-------- DATASET EXTRACT --------

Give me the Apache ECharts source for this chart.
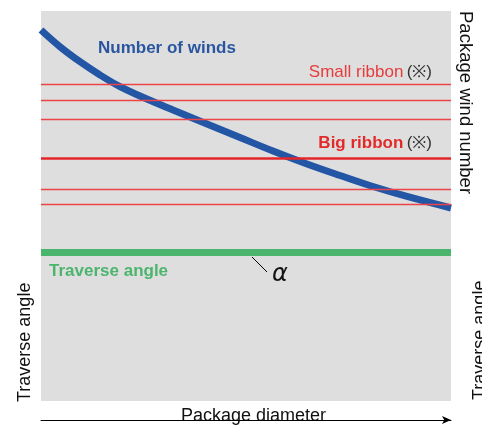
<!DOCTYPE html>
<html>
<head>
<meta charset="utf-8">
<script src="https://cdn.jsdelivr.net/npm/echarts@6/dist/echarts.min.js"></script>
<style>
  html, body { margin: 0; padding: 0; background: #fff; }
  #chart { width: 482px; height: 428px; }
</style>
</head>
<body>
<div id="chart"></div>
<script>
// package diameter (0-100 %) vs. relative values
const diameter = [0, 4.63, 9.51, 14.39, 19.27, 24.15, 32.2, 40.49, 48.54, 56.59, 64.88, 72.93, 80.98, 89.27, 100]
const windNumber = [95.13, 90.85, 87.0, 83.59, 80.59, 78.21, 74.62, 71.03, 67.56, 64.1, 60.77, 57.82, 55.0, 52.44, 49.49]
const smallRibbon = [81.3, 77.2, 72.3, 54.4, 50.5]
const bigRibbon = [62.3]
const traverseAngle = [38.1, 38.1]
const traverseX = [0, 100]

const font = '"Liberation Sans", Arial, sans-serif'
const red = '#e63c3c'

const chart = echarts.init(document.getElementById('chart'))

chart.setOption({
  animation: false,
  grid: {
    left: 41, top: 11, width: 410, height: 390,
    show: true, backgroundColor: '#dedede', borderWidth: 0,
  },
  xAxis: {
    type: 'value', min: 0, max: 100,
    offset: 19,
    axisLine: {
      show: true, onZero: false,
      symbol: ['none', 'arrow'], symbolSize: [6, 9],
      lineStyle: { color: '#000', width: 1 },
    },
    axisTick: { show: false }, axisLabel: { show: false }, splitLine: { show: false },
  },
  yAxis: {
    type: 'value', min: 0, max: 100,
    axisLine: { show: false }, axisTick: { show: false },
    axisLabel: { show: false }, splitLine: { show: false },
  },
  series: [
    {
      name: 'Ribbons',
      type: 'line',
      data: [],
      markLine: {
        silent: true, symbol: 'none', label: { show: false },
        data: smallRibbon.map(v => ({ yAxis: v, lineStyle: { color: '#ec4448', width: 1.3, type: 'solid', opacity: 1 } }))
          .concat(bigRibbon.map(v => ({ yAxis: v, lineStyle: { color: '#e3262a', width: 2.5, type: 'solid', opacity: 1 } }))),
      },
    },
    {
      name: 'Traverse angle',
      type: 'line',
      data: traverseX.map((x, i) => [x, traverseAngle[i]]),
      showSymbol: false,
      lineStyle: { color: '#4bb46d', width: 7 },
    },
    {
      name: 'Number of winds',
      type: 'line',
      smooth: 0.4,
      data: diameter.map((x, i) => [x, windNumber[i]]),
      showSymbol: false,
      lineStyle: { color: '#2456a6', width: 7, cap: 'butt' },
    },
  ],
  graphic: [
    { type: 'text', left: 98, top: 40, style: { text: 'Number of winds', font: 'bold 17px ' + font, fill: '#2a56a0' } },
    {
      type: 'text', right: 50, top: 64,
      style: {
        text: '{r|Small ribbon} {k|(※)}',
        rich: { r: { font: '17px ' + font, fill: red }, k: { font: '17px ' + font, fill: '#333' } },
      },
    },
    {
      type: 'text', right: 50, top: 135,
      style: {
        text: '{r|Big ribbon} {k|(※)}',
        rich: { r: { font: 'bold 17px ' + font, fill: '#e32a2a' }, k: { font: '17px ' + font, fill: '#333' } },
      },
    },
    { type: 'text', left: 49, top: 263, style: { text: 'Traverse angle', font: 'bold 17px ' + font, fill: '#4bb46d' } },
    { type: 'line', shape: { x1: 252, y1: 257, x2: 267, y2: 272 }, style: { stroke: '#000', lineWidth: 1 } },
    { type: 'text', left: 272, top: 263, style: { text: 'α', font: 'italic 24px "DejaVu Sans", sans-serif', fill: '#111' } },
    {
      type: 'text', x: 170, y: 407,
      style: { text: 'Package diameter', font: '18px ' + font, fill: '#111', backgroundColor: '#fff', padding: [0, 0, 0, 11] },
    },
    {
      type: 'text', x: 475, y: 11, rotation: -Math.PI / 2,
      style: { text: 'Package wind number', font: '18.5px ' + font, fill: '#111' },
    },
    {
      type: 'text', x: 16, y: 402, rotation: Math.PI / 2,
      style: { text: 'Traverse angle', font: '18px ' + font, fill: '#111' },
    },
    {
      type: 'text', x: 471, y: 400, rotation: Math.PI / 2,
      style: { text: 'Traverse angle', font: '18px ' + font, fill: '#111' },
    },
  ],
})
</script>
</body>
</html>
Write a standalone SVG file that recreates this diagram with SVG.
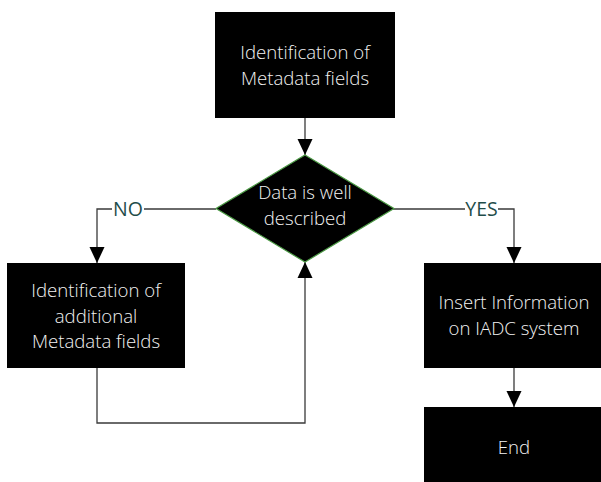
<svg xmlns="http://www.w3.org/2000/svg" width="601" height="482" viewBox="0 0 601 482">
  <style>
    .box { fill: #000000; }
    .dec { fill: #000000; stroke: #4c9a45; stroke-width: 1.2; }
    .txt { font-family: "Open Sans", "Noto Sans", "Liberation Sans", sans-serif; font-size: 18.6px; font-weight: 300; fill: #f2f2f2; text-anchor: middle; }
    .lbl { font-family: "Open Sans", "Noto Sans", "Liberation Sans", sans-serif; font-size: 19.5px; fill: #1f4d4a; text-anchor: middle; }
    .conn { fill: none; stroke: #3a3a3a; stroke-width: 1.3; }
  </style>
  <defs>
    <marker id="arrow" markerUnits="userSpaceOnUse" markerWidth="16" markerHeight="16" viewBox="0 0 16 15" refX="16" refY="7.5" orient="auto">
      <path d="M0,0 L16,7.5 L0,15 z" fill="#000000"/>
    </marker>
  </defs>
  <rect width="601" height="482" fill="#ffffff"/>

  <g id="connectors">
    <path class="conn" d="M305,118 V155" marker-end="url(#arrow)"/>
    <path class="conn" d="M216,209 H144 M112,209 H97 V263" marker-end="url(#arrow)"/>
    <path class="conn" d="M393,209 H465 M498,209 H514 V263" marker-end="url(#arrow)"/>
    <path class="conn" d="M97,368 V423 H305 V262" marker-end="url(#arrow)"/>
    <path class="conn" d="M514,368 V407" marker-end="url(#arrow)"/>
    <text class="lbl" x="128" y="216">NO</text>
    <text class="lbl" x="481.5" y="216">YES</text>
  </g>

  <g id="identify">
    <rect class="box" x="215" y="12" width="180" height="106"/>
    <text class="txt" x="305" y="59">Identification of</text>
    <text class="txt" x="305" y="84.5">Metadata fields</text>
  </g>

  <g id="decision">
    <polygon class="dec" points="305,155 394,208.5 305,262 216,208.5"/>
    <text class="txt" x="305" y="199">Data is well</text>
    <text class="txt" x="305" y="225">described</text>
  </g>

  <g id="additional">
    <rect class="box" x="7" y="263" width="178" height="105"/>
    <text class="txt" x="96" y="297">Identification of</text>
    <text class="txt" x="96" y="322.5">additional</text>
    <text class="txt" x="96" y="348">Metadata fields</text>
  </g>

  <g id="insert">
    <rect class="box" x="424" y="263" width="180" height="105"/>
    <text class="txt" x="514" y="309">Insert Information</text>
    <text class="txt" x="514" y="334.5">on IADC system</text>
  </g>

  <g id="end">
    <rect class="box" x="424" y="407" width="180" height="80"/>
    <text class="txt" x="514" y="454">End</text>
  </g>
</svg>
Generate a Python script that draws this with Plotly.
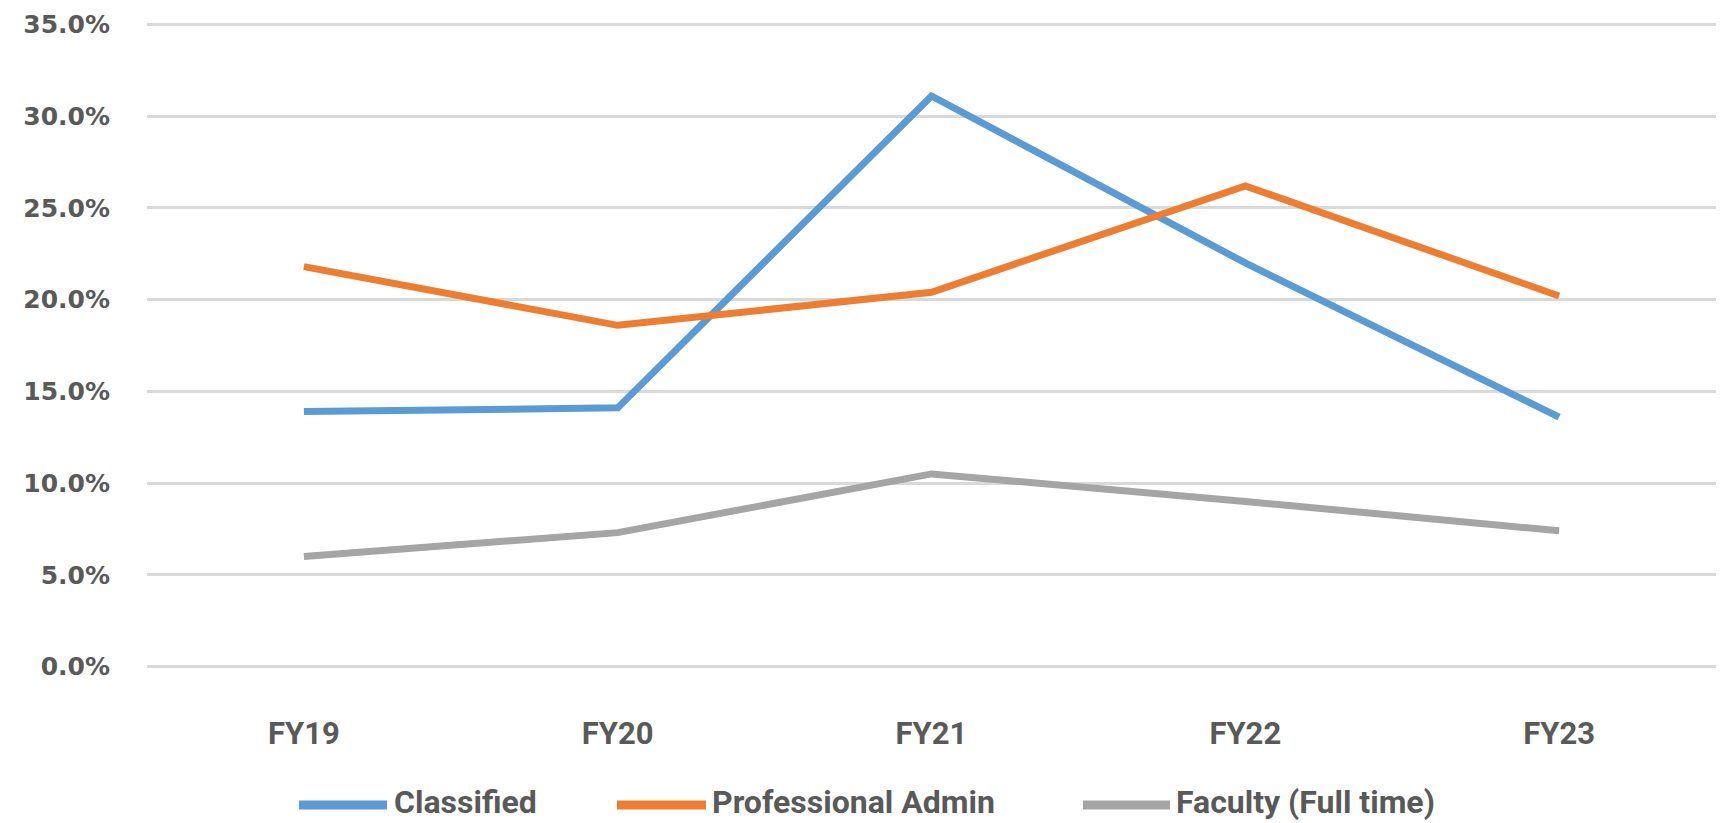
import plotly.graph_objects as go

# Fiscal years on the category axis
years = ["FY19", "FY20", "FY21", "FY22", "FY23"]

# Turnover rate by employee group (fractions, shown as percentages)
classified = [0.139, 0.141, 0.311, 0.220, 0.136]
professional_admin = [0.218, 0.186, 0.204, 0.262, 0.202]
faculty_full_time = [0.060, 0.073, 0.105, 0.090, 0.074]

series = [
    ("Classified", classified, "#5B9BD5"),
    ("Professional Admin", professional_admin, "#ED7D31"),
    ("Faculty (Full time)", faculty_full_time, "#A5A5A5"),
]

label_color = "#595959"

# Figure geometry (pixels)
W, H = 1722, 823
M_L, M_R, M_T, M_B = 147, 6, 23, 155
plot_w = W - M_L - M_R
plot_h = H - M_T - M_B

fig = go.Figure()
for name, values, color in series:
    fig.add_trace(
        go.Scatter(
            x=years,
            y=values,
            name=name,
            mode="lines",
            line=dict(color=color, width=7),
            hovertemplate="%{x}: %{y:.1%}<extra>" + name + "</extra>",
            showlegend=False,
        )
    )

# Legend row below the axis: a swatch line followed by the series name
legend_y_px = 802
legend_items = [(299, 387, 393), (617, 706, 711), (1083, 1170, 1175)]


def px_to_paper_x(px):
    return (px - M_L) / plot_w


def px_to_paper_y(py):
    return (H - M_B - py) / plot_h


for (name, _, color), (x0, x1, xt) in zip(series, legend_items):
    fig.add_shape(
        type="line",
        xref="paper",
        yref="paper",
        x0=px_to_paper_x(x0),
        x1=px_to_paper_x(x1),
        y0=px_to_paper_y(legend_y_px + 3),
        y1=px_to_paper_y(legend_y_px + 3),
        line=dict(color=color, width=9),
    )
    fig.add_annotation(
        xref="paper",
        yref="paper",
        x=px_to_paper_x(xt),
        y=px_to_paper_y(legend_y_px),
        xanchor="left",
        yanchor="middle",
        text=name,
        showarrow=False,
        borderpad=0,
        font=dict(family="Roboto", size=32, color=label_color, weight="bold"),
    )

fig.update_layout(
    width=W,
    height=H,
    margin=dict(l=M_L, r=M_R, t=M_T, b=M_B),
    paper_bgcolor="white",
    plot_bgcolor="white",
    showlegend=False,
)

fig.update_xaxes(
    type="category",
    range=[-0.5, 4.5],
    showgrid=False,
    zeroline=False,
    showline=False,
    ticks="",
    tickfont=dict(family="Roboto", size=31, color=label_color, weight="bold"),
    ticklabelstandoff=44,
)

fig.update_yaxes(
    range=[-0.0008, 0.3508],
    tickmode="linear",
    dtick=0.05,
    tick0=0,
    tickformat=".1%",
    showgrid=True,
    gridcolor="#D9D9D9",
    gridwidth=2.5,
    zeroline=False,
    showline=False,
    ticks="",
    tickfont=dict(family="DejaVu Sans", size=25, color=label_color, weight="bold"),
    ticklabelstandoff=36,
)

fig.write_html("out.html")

--------

◆ **WHAT TO DO**: Every line from the start of the listing above through the line with "const chart = echarts.init(document.getElementById('chart'))" should be repeated exactly; skip the pictures and add nothing else.

◆ **FINAL ANSWER**:
Give me the Apache ECharts source for this chart.
<!DOCTYPE html>
<html>
<head>
<meta charset="utf-8">
<script src="https://cdn.jsdelivr.net/npm/echarts@6/dist/echarts.min.js"></script>
<style>
  html, body { margin: 0; padding: 0; background: #fff; }
  #chart { width: 482px; height: 428px; }
</style>
</head>
<body>
<div id="chart"></div>
<script>
// package diameter (0-100 %) vs. relative values
const diameter = [0, 4.63, 9.51, 14.39, 19.27, 24.15, 32.2, 40.49, 48.54, 56.59, 64.88, 72.93, 80.98, 89.27, 100]
const windNumber = [95.13, 90.85, 87.0, 83.59, 80.59, 78.21, 74.62, 71.03, 67.56, 64.1, 60.77, 57.82, 55.0, 52.44, 49.49]
const smallRibbon = [81.3, 77.2, 72.3, 54.4, 50.5]
const bigRibbon = [62.3]
const traverseAngle = [38.1, 38.1]
const traverseX = [0, 100]

const font = '"Liberation Sans", Arial, sans-serif'
const red = '#e63c3c'

const chart = echarts.init(document.getElementById('chart'))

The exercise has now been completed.